[Code that draws figures]
--- START ---

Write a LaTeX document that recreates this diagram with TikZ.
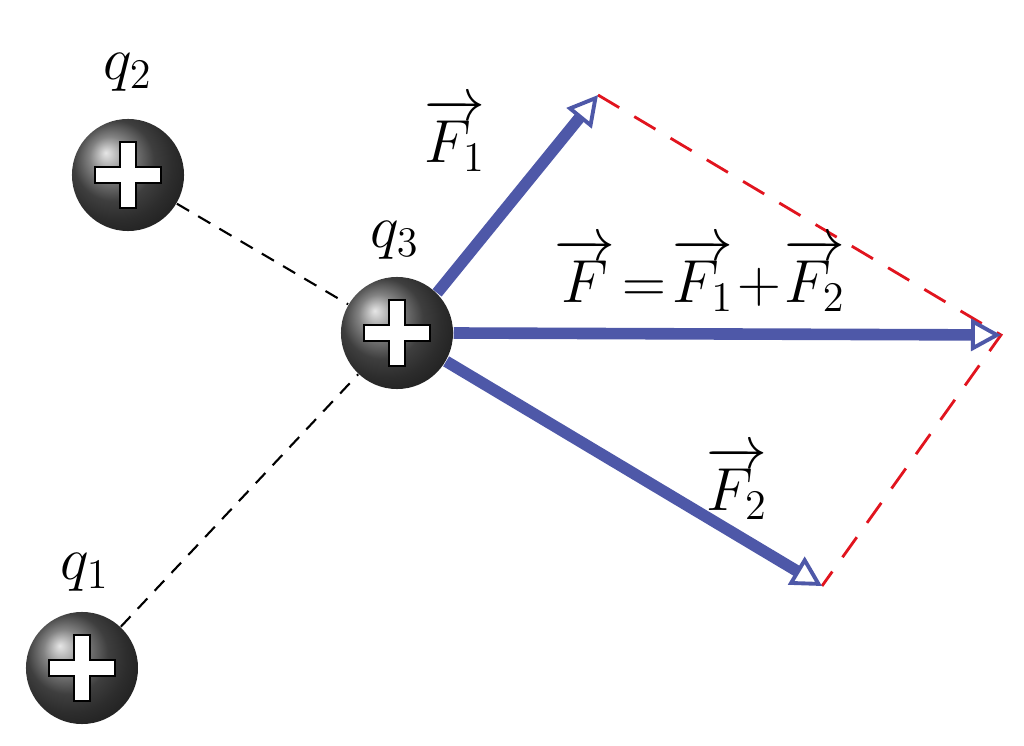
\documentclass[tikz,border=0pt]{standalone}
\usepackage{amsmath}
\usepackage{xcolor}
\usetikzlibrary{arrows.meta,positioning,calc,shadings}
\definecolor{forceblue}{RGB}{78,88,168}
\definecolor{sumred}{RGB}{225,20,30}
\tikzset{
  charge/.style={circle, minimum size=1.12cm, inner sep=0pt, shading=ball, ball color=gray!70!black},
  force/.style={forceblue, line width=3.3pt, -{Triangle[open, length=0.3cm, width=0.32cm, line width=1.1pt]}},
  helper/.style={sumred, dashed, line width=0.8pt, dash pattern=on 7pt off 5pt},
  link/.style={black, dashed, line width=0.6pt, dash pattern=on 4pt off 3pt},
  lbl/.style={font=\fontsize{17}{20}\selectfont}
}
\newcommand{\plussign}[1]{%
  \draw[fill=white, draw=black, line width=0.6pt]
    ($(#1)+(-0.08cm,0.33cm)$) -- ++(0.16cm,0cm) -- ++(0cm,-0.25cm) -- ++(0.25cm,0cm) -- ++(0cm,-0.16cm)
    -- ++(-0.25cm,0cm) -- ++(0cm,-0.25cm) -- ++(-0.16cm,0cm) -- ++(0cm,0.25cm) -- ++(-0.25cm,0cm)
    -- ++(0cm,0.16cm) -- ++(0.25cm,0cm) -- cycle;}
\begin{document}
\begin{tikzpicture}[x=0.01cm, y=-0.01cm]
    \useasboundingbox (0,0) rectangle (1024,746);
    % charges
    \node[charge] (q2) at (128,175) {};
    \node[charge] (q3) at (397,333) {};
    \node[charge] (q1) at (82,668) {};
    \plussign{q2} \plussign{q3} \plussign{q1}
    \node[lbl] (l2) at (128,72) {$q_2$};
    \node[lbl] (l3) at (395,240) {$q_3$};
    \node[lbl] (l1) at (85,572) {$q_1$};
    % lines between charges
    \draw[link] (q2) -- (q3);
    \draw[link] (q1) -- (q3);
    % force tips
    \coordinate (t1) at (598,95);
    \coordinate (t) at (1001,335);
    \coordinate (t2) at (822,586);
    % parallelogram
    \draw[helper] (t1) -- (t) -- (t2);
    % forces
    \draw[force] (q3.45) -- (t1);
    \draw[force] (q3.east) -- (t);
    \draw[force] (q3.-30) -- (t2);
    \node[lbl] (f1) at (455,135) {$\overrightarrow{F_1}$};
    \node[lbl] (f) at (700,275) {$\overrightarrow{F}\!=\!\overrightarrow{F_1}\!+\!\overrightarrow{F_2}$};
    \node[lbl] (f2) at (737,483) {$\overrightarrow{F_2}$};
\end{tikzpicture}
\end{document}
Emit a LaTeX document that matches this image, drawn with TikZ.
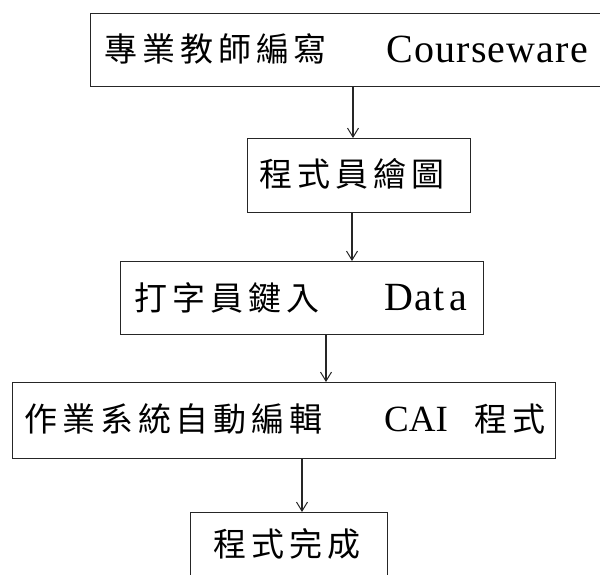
\documentclass[tikz,border=0pt]{standalone}
\usepackage{fontspec}
\setmainfont{Liberation Serif}
\newfontfamily\cjk[LetterSpace=15]{Noto Sans CJK TC}
\newfontfamily\latsp[LetterSpace=3]{Liberation Serif}
\usetikzlibrary{arrows.meta}
\begin{document}
\begin{tikzpicture}[x=1pt,y=-1pt,
  box/.style={draw=black!85,line width=1.4pt,inner sep=0pt,anchor=north west},
  arr/.style={draw=black!85,line width=1.1pt,-{Straight Barb[length=9pt,width=11pt,line width=1pt]}},
  zh/.style={font=\cjk\fontsize{33}{33}\selectfont,inner sep=0pt,anchor=west},
  en/.style={font=\latsp\fontsize{40}{40}\selectfont,inner sep=0pt,anchor=west},
  ensm/.style={font=\fontsize{37}{37}\selectfont,inner sep=0pt,anchor=west}]
\useasboundingbox (0,0) rectangle (600,575);
\clip (0,0) rectangle (600,575);
% boxes
\node[box,minimum width=530pt,minimum height=73pt] (b1) at (90,13) {};
\node[box,minimum width=223pt,minimum height=74pt] (b2) at (247,138) {};
\node[box,minimum width=363pt,minimum height=73pt] (b3) at (120,261) {};
\node[box,minimum width=543pt,minimum height=76pt] (b4) at (12,382) {};
\node[box,minimum width=197pt,minimum height=80pt] (b5) at (190,512) {};
% texts
\node[zh] (t1a) at (104,49) {專業教師編寫};
\node[en] (t1b) at (386,49) {Courseware};
\node[zh] (t2) at (259,174) {程式員繪圖};
\node[zh] (t3a) at (134,298) {打字員鍵入};
\node[en] (t3b) at (384,298) {Dat\hspace{5pt}a};
\node[zh] (t4a) at (24,419) {作業系統自動編輯};
\node[ensm] (t4b) at (384,419) {CAI};
\node[zh] (t4c) at (474,419) {程式};
\node[zh] (t5) at (213,544) {程式完成};
% connectors
\coordinate (x1) at (353,0);
\coordinate (x2) at (352,0);
\coordinate (x3) at (326,0);
\coordinate (x4) at (302,0);
\draw[arr] (b1.south -| x1) -- (b2.north -| x1);
\draw[arr] (b2.south -| x2) -- (b3.north -| x2);
\draw[arr] (b3.south -| x3) -- (b4.north -| x3);
\draw[arr] (b4.south -| x4) -- (b5.north -| x4);
\end{tikzpicture}
\end{document}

--- END ---

▸ BRIEF: Begin at the line containing "Emit a LaTeX" and extract every line through the end of the records, inclusive, exactly and only; omit pictures.

▸ TASK OUTPUT:
Emit a LaTeX document that matches this image, drawn with TikZ.
\documentclass[tikz,border=0pt]{standalone}
\usepackage{fontspec}
\setmainfont{Liberation Serif}
\newfontfamily\cjk[LetterSpace=15]{Noto Sans CJK TC}
\newfontfamily\latsp[LetterSpace=3]{Liberation Serif}
\usetikzlibrary{arrows.meta}
\begin{document}
\begin{tikzpicture}[x=1pt,y=-1pt,
  box/.style={draw=black!85,line width=1.4pt,inner sep=0pt,anchor=north west},
  arr/.style={draw=black!85,line width=1.1pt,-{Straight Barb[length=9pt,width=11pt,line width=1pt]}},
  zh/.style={font=\cjk\fontsize{33}{33}\selectfont,inner sep=0pt,anchor=west},
  en/.style={font=\latsp\fontsize{40}{40}\selectfont,inner sep=0pt,anchor=west},
  ensm/.style={font=\fontsize{37}{37}\selectfont,inner sep=0pt,anchor=west}]
\useasboundingbox (0,0) rectangle (600,575);
\clip (0,0) rectangle (600,575);
% boxes
\node[box,minimum width=530pt,minimum height=73pt] (b1) at (90,13) {};
\node[box,minimum width=223pt,minimum height=74pt] (b2) at (247,138) {};
\node[box,minimum width=363pt,minimum height=73pt] (b3) at (120,261) {};
\node[box,minimum width=543pt,minimum height=76pt] (b4) at (12,382) {};
\node[box,minimum width=197pt,minimum height=80pt] (b5) at (190,512) {};
% texts
\node[zh] (t1a) at (104,49) {專業教師編寫};
\node[en] (t1b) at (386,49) {Courseware};
\node[zh] (t2) at (259,174) {程式員繪圖};
\node[zh] (t3a) at (134,298) {打字員鍵入};
\node[en] (t3b) at (384,298) {Dat\hspace{5pt}a};
\node[zh] (t4a) at (24,419) {作業系統自動編輯};
\node[ensm] (t4b) at (384,419) {CAI};
\node[zh] (t4c) at (474,419) {程式};
\node[zh] (t5) at (213,544) {程式完成};
% connectors
\coordinate (x1) at (353,0);
\coordinate (x2) at (352,0);
\coordinate (x3) at (326,0);
\coordinate (x4) at (302,0);
\draw[arr] (b1.south -| x1) -- (b2.north -| x1);
\draw[arr] (b2.south -| x2) -- (b3.north -| x2);
\draw[arr] (b3.south -| x3) -- (b4.north -| x3);
\draw[arr] (b4.south -| x4) -- (b5.north -| x4);
\end{tikzpicture}
\end{document}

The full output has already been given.